Wouldn't it make sense for the two of you to communicate and agree on the concert to attend, as part of a long-term plan? Perhaps you'll go to hear Bach this time and agree that next month you'll go to the concert preferred by your friend. To incorporate this consideration we'd have to design a different game. That game would be no less susceptible to analysis, though that analysis would be more complex.
Here's another simple illustration of the same game-theoretic tool, though the topic, motivated by the Cold War, is a good deal more weighty. Each of two countries has the option of arming itself or remaining unarmed. The best outcome for each country is that they both remain unarmed: it saves the expense of the arms and avoids the risk of a devastating war. The worst outcome for each of them is that they both acquire costly arms. But if one country acquires arms, the other is better off doing so, in case it needs to defend itself from attack. What is the best action for a country that faces an unarmed opponent? Let's assume that in this case arming is the best option, because it gives the option to attack.
Which pair of actions is an equilibrium in this game? Only the dismal outcome in which both countries acquire arms! No other outcome is stable, because acquiring arms is a country's better action whether or not the other country does so. Both countries prefer the outcome in which neither acquires arms, but their individual incentives inexorably lead to the outcome in which they both prepare to defend themselves from attack. (The game is a version of the famous "Prisoner's Dilemma".)

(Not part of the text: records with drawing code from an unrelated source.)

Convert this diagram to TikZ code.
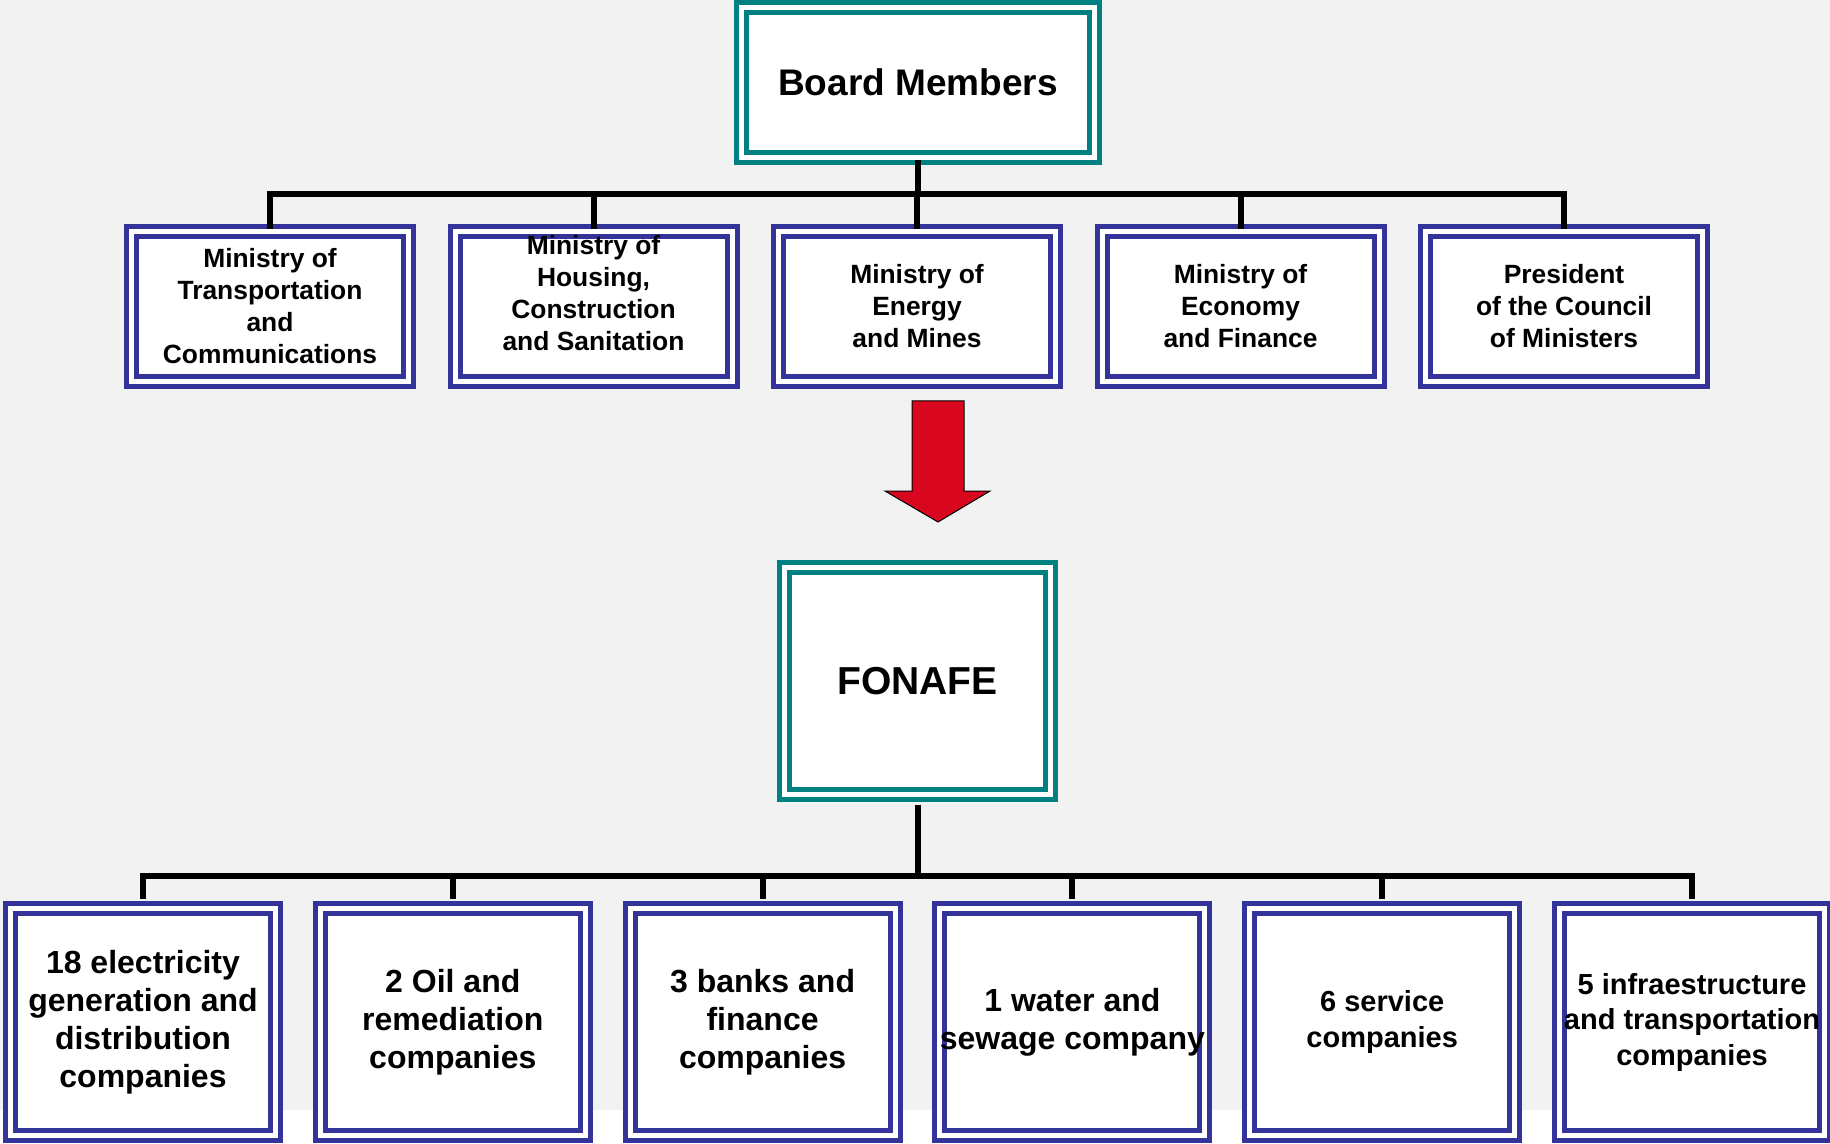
\documentclass[tikz,border=0pt]{standalone}
\usepackage{fontspec}
\setmainfont{Liberation Sans}
\usepackage{tikz}
\usetikzlibrary{calc}
\definecolor{boardteal}{RGB}{0,128,128}
\definecolor{unitblue}{RGB}{51,51,153}
\definecolor{arrowred}{RGB}{217,6,32}
\definecolor{slidegray}{RGB}{242,242,242}

\begin{document}
\begin{tikzpicture}[x=0.5pt,y=-0.5pt,
        dblbox/.style={draw=#1,fill=white,line width=2.5pt,double=white,
            double distance=2.5pt,inner sep=0pt,align=center},
        boardbox/.style={dblbox=boardteal,minimum width=176.5pt,minimum height=75pt},
        fundbox/.style={dblbox=boardteal,minimum width=133pt,minimum height=113.5pt},
        ministry/.style={dblbox=unitblue,minimum width=138.5pt,minimum height=75pt,
            font=\fontsize{13.2}{16}\selectfont\bfseries},
        company/.style={dblbox=unitblue,minimum width=132.5pt,minimum height=113.5pt,
            font=\fontsize{16}{19}\selectfont\bfseries},
        smallcompany/.style={company,font=\fontsize{14.5}{17.75}\selectfont\bfseries},
        link/.style={line width=3pt}]
                        % slide background
                        \fill[white] (0,0) rectangle (1830,1144);
                        \fill[slidegray] (0,0) rectangle (1830,1110);
                        \useasboundingbox (0,0) rectangle (1830,1144);
                        % top level
                        \node[boardbox,font=\fontsize{18.5}{22}\selectfont\bfseries] (board) at (918,82.5) {Board Members};
                        \node[ministry] (m1) at (270,306.5) {Ministry of\\Transportation\\and\\Communications};
                        \node[ministry] (m2) at (593.5,306.5) {};
                        \node[ministry,draw=none,fill=none] (m2text) at (593.5,293) {Ministry of\\Housing,\\Construction\\and Sanitation};
                        \node[ministry] (m3) at (917,306.5) {Ministry of\\Energy\\and Mines};
                        \node[ministry] (m4) at (1240.5,306.5) {Ministry of\\Economy\\and Finance};
                        \node[ministry] (m5) at (1564,306.5) {President\\of the Council\\of Ministers};
                        \coordinate (topbus) at (0,194);
                        \draw[link] (board.south) -- (board.south |- topbus);
                        \draw[link] (m1.north) -- (m1.north |- topbus) -- (m5.north |- topbus) -- (m5.north);
                        \foreach \i in {2,3,4}
                            \draw[link] (m\i.north |- topbus) -- (m\i.north);
                        % big arrow
                        \filldraw[fill=arrowred,draw=black,line width=0.5pt]
                            (912,401) -- (964,401) -- (964,491) -- (990,491) -- (938,522)
                            -- (885,491) -- (912,491) -- cycle;
                        % FONAFE and its companies
                        \node[fundbox,font=\fontsize{19.5}{23}\selectfont\bfseries] (fonafe) at (917.5,681) {FONAFE};
                        \node[company] (c1) at (143,1022) {18 electricity\\generation and\\distribution\\companies};
                        \node[company] (c2) at (452.8,1022) {2 Oil and\\remediation\\companies};
                        \node[company] (c3) at (762.6,1022) {3 banks and\\finance\\companies};
                        \node[company] (c4) at (1072.4,1022) {1 water and\\sewage company};
                        \node[smallcompany] (c5) at (1382.2,1022) {6 service\\companies};
                        \node[smallcompany] (c6) at (1692,1022) {5 infraestructure\\and transportation\\companies};
                        \coordinate (botbus) at (0,876);
                        \draw[link,shorten <=3.75pt] (fonafe.south) -- (fonafe.south |- botbus);
                        \draw[link,shorten <=3.75pt,shorten >=3.75pt] (c1.north) -- (c1.north |- botbus)
                            -- (c6.north |- botbus) -- (c6.north);
                        \foreach \i in {2,...,5}
                            \draw[link,shorten >=3.75pt] (c\i.north |- botbus) -- (c\i.north);
                    \end{tikzpicture}
\end{document}
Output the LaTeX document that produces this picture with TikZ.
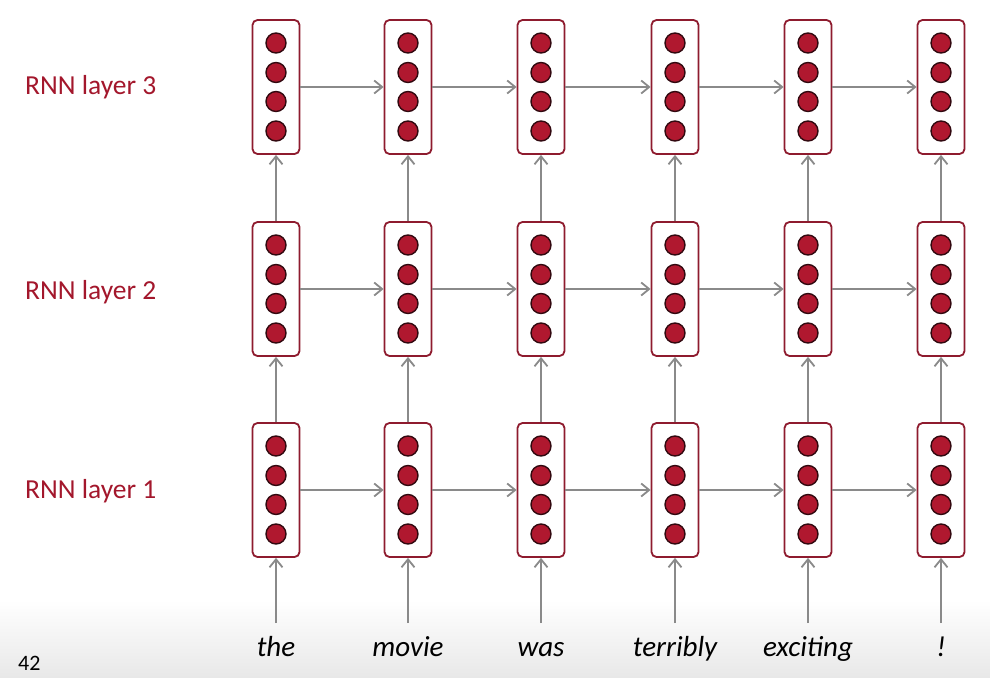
\documentclass[tikz,border=0pt]{standalone}
\usepackage{fontspec}
\setmainfont{Carlito}
\usetikzlibrary{shapes}
\usetikzlibrary{arrows.meta}
\usetikzlibrary{positioning}
\definecolor{rnnred}{HTML}{8E1B2E}
\definecolor{cellred}{HTML}{B0182F}
\definecolor{labelred}{HTML}{A3172C}
\definecolor{arrowgray}{HTML}{8A8A8A}

\begin{document}
\begin{tikzpicture}[x=1pt,y=-1pt]
				\tikzstyle{cellbox}=[rectangle,rounded corners=5pt,draw=rnnred,line width=1.8pt,fill=white,minimum width=47pt,minimum height=134pt,inner sep=0pt]
				\tikzstyle{unit}=[circle,draw=black!65!rnnred,fill=cellred,line width=1.4pt,minimum size=20pt,inner sep=0pt]
				\tikzstyle{link}=[-{Straight Barb[length=8pt,width=13pt]},draw=arrowgray,line width=1.8pt]
				\tikzstyle{word}=[font=\fontsize{29}{34}\selectfont\itshape,anchor=base,inner sep=0pt]
				\tikzstyle{layername}=[font=\fontsize{27.5}{32}\selectfont,text=labelred,anchor=west,inner sep=0pt]
				
				\useasboundingbox (0,0) rectangle (990,677);
				\shade[top color=white,bottom color=black!9] (0,600) rectangle (990,677);
				
				% boxes of hidden units
				\foreach \x/\w [count=\i] in {276/the,408/movie,541/was,675/terribly,808/exciting,941/!}{
					\foreach \r/\y in {1/490,2/289,3/87}{
						\node[cellbox] (h\r-\i) at (\x,\y) {};
						\foreach \d [count=\k] in {-44,-14.5,14.5,44}
						\node[unit] (h\r-\i-\k) at ([yshift=\d pt]h\r-\i.center) {};
					}
					\node[word] (w\i) at (\x,656) {\w};
					\coordinate (in\i) at (\x,623);
				}
				
				% connections
				\foreach \i [count=\j from 2] in {1,...,5}{
					\foreach \r in {1,2,3}
					\draw[link] (h\r-\i) -- (h\r-\j);
				}
				\foreach \i in {1,...,6}{
					\draw[link] (in\i) -- (h1-\i);
					\draw[link] (h1-\i) -- (h2-\i);
					\draw[link] (h2-\i) -- (h3-\i);
				}
				
				\node[layername] (l3) at (25,87) {RNN layer 3};
				\node[layername] (l2) at (25,292) {RNN layer 2};
				\node[layername] (l1) at (25,491) {RNN layer 1};
				\node[font=\fontsize{22}{26}\selectfont,anchor=base west,inner sep=0pt] (page) at (18,670) {42};
				
				;\end{tikzpicture}
\end{document}
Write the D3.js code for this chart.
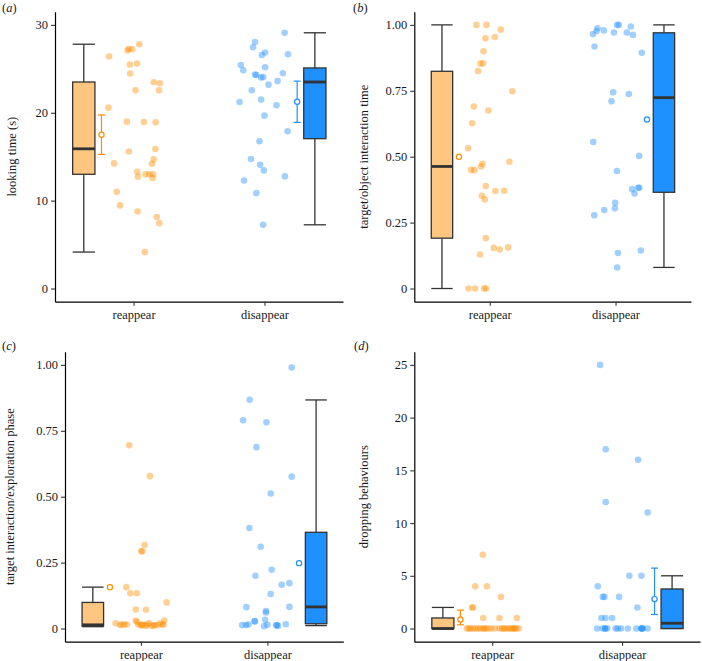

This result depends, of course, on my assumptions. If we assume that a country facing an unarmed opponent is better off remaining unarmed than acquiring arms, then another equilibrium emerges: both countries remain unarmed. My point is not that a game-theoretic analysis of the arms race necessarily leads to the conclusion that all countries will arm themselves. Rather, the example illustrates one possible game-theoretic analysis—an analysis whose conclusion depends on the exact assumptions about the players' preferences.
A final example gives the flavor of a different variety of game-theoretic argument. A supermarket chain is considering building a store in your neighborhood, to challenge the supremacy of the existing branch of a competing chain. Its choice is to enter the market or not. If it enters, the existing store has to decide how to react. Let's compress its options into two. One possibility is that it acquiesces to the presence of the new store, lowering its prices—and its profit—a little to share the market with the entrant. The other possibility is that it aggressively fights the newcomer, which will cause both it and the newcomer to lose money.
Would we expect the chain to enter the market? Certainly entry would not be sensible if the incumbent were to respond by fighting, because entry for the challenger would result in its losing money. But will the incumbent respond by fighting if the challenger enters? Not if it cares about its own profit, as we are assuming: once the challenger enters, the incumbent's best action is to share the market. If the incumbent could, it would commit to fighting. Such a commitment—effectively, a credible "threat"—would deter the challenger. But if no commitment is possible then the challenger can deduce that its entry will be met with acquiescence, and our analysis leads to the conclusion that entry will occur.
Game theory sees us all as "players." A game theorist specifies objectives that reflect our motivations and designs rules that reflect the constraints we face—an exercise that is more of an art than a science. Given these objectives and rules, game theoretic arguments generate "equilibrium" outcomes. If these outcomes resemble the ones we observe in the world, the theory may help us to understand the reasons for these outcomes—and may suggest institutional changes that will lead to outcomes in which we are all better off.